### Given material
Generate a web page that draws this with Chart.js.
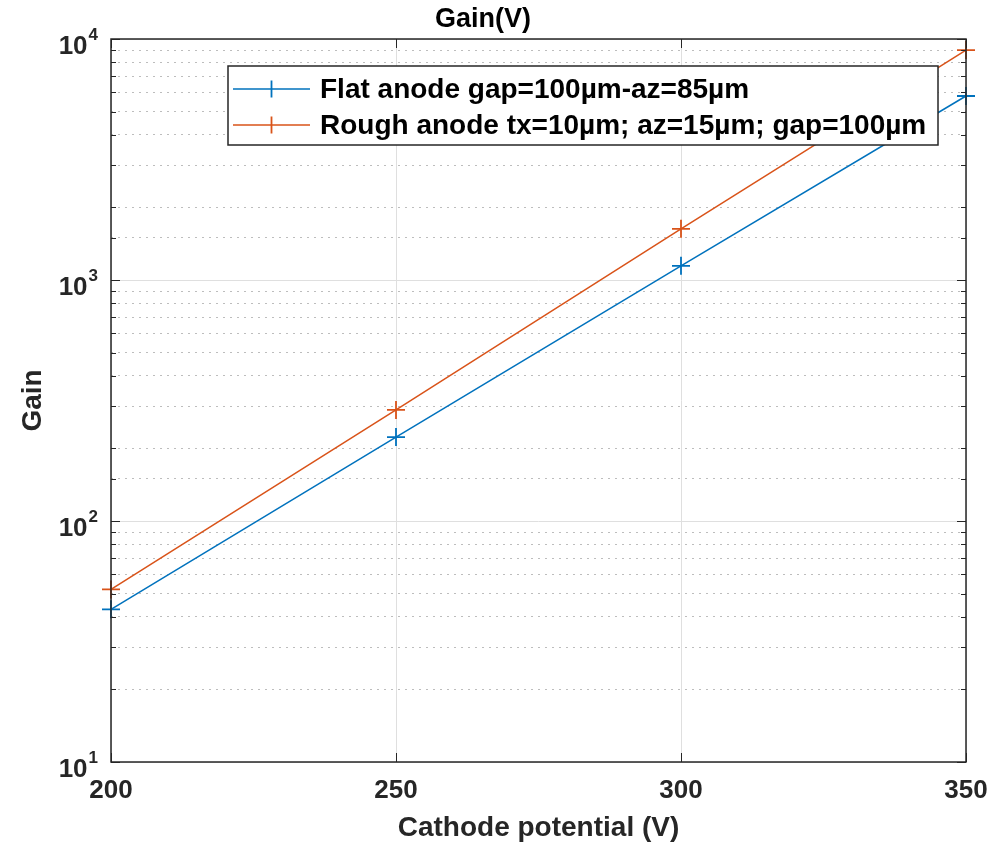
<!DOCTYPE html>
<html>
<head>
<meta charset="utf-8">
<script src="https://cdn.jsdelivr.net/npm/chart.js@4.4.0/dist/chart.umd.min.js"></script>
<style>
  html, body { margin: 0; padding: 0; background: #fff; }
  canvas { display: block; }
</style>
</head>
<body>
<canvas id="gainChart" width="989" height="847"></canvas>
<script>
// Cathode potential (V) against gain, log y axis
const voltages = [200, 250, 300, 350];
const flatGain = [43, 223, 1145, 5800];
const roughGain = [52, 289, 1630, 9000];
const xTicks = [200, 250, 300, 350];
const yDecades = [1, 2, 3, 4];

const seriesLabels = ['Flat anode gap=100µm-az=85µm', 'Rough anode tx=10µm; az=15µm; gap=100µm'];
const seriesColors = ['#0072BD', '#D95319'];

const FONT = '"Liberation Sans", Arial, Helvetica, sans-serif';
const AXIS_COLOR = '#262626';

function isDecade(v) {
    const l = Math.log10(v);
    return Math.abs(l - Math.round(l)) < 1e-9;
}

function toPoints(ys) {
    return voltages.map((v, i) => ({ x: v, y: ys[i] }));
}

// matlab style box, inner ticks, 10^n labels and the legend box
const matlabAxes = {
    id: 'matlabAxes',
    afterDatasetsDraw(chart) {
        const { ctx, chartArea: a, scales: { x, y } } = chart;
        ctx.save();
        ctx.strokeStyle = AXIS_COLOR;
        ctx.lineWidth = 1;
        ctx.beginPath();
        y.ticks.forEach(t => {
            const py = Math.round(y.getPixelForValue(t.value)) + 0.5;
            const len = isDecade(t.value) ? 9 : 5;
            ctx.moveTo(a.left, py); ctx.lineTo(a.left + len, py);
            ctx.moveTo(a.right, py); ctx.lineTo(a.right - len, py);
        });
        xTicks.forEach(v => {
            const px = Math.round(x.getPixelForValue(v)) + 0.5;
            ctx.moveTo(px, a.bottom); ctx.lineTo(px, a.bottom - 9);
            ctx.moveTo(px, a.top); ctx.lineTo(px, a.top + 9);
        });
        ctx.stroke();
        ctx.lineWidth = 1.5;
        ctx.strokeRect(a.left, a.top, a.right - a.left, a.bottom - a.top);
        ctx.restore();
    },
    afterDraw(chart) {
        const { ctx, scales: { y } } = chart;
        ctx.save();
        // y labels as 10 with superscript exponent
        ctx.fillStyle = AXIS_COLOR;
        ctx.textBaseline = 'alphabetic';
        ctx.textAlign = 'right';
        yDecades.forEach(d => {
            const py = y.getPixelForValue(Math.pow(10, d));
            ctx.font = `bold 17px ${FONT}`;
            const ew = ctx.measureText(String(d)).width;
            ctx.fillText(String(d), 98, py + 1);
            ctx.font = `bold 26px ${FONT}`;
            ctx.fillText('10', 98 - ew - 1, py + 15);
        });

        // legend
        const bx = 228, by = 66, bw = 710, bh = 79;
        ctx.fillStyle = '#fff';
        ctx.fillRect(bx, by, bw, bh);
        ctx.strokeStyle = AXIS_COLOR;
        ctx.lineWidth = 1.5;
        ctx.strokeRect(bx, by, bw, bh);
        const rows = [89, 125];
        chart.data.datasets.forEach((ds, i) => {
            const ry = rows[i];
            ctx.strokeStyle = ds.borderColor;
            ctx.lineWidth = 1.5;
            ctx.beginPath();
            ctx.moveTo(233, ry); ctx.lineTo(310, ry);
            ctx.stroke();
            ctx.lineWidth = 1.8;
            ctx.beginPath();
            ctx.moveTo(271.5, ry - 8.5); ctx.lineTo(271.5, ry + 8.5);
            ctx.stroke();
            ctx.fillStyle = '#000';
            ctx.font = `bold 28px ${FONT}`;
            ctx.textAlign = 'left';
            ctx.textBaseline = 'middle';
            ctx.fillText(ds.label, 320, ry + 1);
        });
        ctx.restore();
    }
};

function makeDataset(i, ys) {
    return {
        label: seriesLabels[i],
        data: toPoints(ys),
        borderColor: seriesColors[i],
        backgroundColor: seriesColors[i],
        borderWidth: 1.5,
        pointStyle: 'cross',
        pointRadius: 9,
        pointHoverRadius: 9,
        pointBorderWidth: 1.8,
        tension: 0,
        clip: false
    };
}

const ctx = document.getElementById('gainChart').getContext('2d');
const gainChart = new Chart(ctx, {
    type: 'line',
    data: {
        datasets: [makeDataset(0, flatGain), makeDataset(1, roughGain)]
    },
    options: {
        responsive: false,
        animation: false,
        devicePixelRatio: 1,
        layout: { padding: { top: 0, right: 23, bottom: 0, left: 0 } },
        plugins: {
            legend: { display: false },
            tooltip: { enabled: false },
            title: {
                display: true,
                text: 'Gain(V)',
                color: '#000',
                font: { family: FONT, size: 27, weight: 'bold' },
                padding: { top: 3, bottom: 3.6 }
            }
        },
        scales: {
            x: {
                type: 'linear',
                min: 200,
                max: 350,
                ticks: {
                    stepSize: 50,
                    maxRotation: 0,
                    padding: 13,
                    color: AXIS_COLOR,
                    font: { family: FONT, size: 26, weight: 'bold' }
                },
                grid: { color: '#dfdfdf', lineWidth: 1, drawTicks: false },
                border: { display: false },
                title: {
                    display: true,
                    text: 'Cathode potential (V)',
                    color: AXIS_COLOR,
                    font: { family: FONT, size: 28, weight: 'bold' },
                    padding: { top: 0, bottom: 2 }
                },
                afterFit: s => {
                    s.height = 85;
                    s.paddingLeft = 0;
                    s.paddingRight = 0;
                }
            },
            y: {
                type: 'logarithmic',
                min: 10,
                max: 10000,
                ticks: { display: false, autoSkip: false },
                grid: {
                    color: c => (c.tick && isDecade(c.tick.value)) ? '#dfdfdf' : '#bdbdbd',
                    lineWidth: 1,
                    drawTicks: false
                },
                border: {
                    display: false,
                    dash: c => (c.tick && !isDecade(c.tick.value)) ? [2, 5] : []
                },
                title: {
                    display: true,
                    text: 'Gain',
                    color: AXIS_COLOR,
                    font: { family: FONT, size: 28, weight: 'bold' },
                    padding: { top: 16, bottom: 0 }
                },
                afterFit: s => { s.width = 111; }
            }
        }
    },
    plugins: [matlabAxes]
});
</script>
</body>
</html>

### Written problem
Tell how many lines of the data above hold the string "with". Give only the number.

### Finished answer
2